Pakistani PM orders probe into woman's claims she was raped by police

Pakistan's prime minister on Tuesday ordered a probe into claims from a 23-year old woman that she was kidnapped and raped by police in retribution for attempting to lobby lawmakers over alleged police corruption.

The mother-of-two came to national attention in April when she was arrested and briefly detained for mistakenly trespassing inside Parliament in Islamabad.
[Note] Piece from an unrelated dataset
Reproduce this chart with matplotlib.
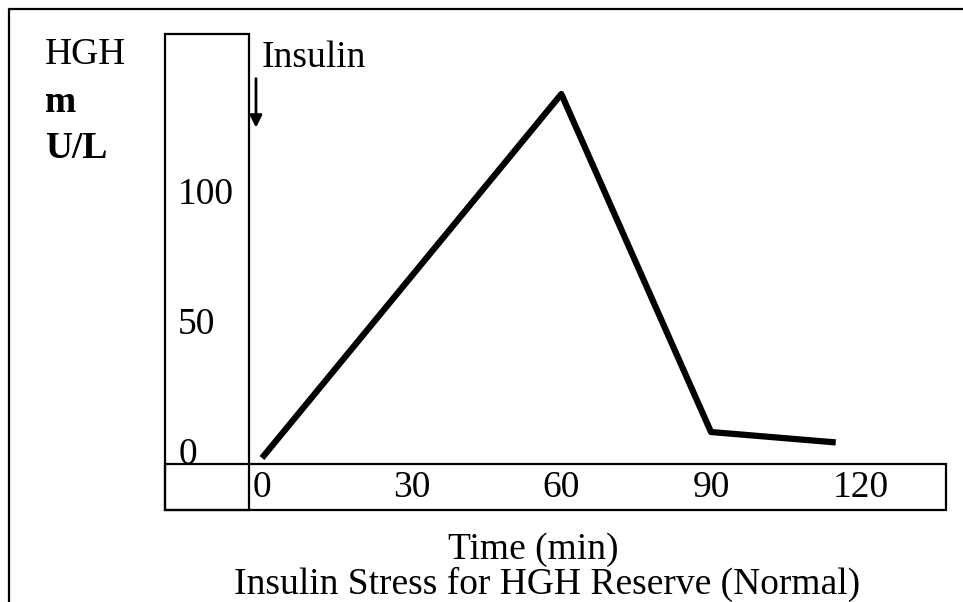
import matplotlib
matplotlib.use("Agg")
import matplotlib.pyplot as plt
import matplotlib.transforms as mtransforms
from matplotlib.patches import Rectangle
from matplotlib.lines import Line2D

# Data
time_min = [0, 60, 90, 115]
hgh = [0, 140, 10, 6]
x_ticks = [0, 30, 60, 90, 120]
y_ticks = [0, 50, 100]

W, H = 963, 602
fig = plt.figure(figsize=(W / 100, H / 100), dpi=100)
plt.rcParams['font.family'] = ['Liberation Serif', 'DejaVu Serif']
FS = 27


def fx(px):
    return px / W


def fy(py):
    return 1 - py / H


# plot area (right of the tall box, above the bottom box)
ax = fig.add_axes([fx(249), fy(464), fx(946) - fx(249), fy(34) - fy(464)])
ax.plot(time_min, hgh, color='black', linewidth=4.5, solid_capstyle='butt')
ax.set_xlim(-2.6, 137.1)
ax.set_ylim(-2.3, 163.1)
for s in ax.spines.values():
    s.set_visible(False)
ax.set_xticks(x_ticks)
ax.set_yticks(y_ticks)
ax.tick_params(length=0, labelsize=FS, labelfontfamily='Liberation Serif')
ax.tick_params(axis='x', pad=5)
ax.tick_params(axis='y', pad=51)
shift = mtransforms.ScaledTranslation(0, 7 / 100, fig.dpi_scale_trans)
for lab in ax.get_yticklabels():
    lab.set_horizontalalignment('left')
    lab.set_transform(lab.get_transform() + shift)

# insulin arrow
ax.annotate('', xy=(-1.2, 126), xytext=(-1.2, 147),
            arrowprops=dict(arrowstyle='-|>', color='black', lw=2,
                            mutation_scale=18))
fig.text(fx(262), fy(58), 'Insulin', fontsize=FS, va='center', ha='left')

# boxes drawn around the axis labels
fig.patches.append(Rectangle((fx(165), fy(510)), fx(249) - fx(165), fy(34) - fy(510),
                             transform=fig.transFigure, fill=False, lw=1.6, ec='black'))
fig.patches.append(Rectangle((fx(165), fy(510)), fx(946) - fx(165), fy(464) - fy(510),
                             transform=fig.transFigure, fill=False, lw=1.6, ec='black'))
# outer frame
fig.lines.append(Line2D([fx(9), fx(9), fx(970)], [fy(610), fy(9), fy(9)],
                        transform=fig.transFigure, color='black', lw=1.6))

# y label
fig.text(fx(45), fy(55), 'HGH', fontsize=FS, va='center', ha='left')
fig.text(fx(45), fy(102), 'm', fontsize=FS, fontweight='bold', va='center', ha='left')
fig.text(fx(45), fy(148), 'U/L', fontsize=FS, fontweight='bold', va='center', ha='left')

fig.text(fx(533), fy(550), 'Time (min)', fontsize=FS, va='center', ha='center')
fig.text(fx(547), fy(584), 'Insulin Stress for HGH Reserve (Normal)', fontsize=FS,
         va='center', ha='center')

fig.savefig('out.png', dpi=100)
She had wandered through a security cordon when she sought to contact lawmakers to help her husband, whom she alleges was framed by police seeking to extort money.

In an interview in The News daily on Tuesday, the woman claimed that armed men later seized her for 15 days and a police officer raped her for seeking to publicize the case.

Prime Minister Shaukat Aziz on Tuesday told Parliament he was ordering an investigation into the allegations the latest in a series of high profile rape cases in Pakistan and would punish those found to be involved.

The woman says her husband was arrested in Faisalabad, an industrial city in the eastern Punjab province, for allegedly forging documents for stolen vehicles. She claims police didn't release him even though they were paid a big bribe. She says her husband is now missing.

The Faisalabad police Chief Khalid Abdullah denied all the allegations.

"This woman is a liar ... her character is not good, and people where she lives are quite aware of it," he told The Associated Press.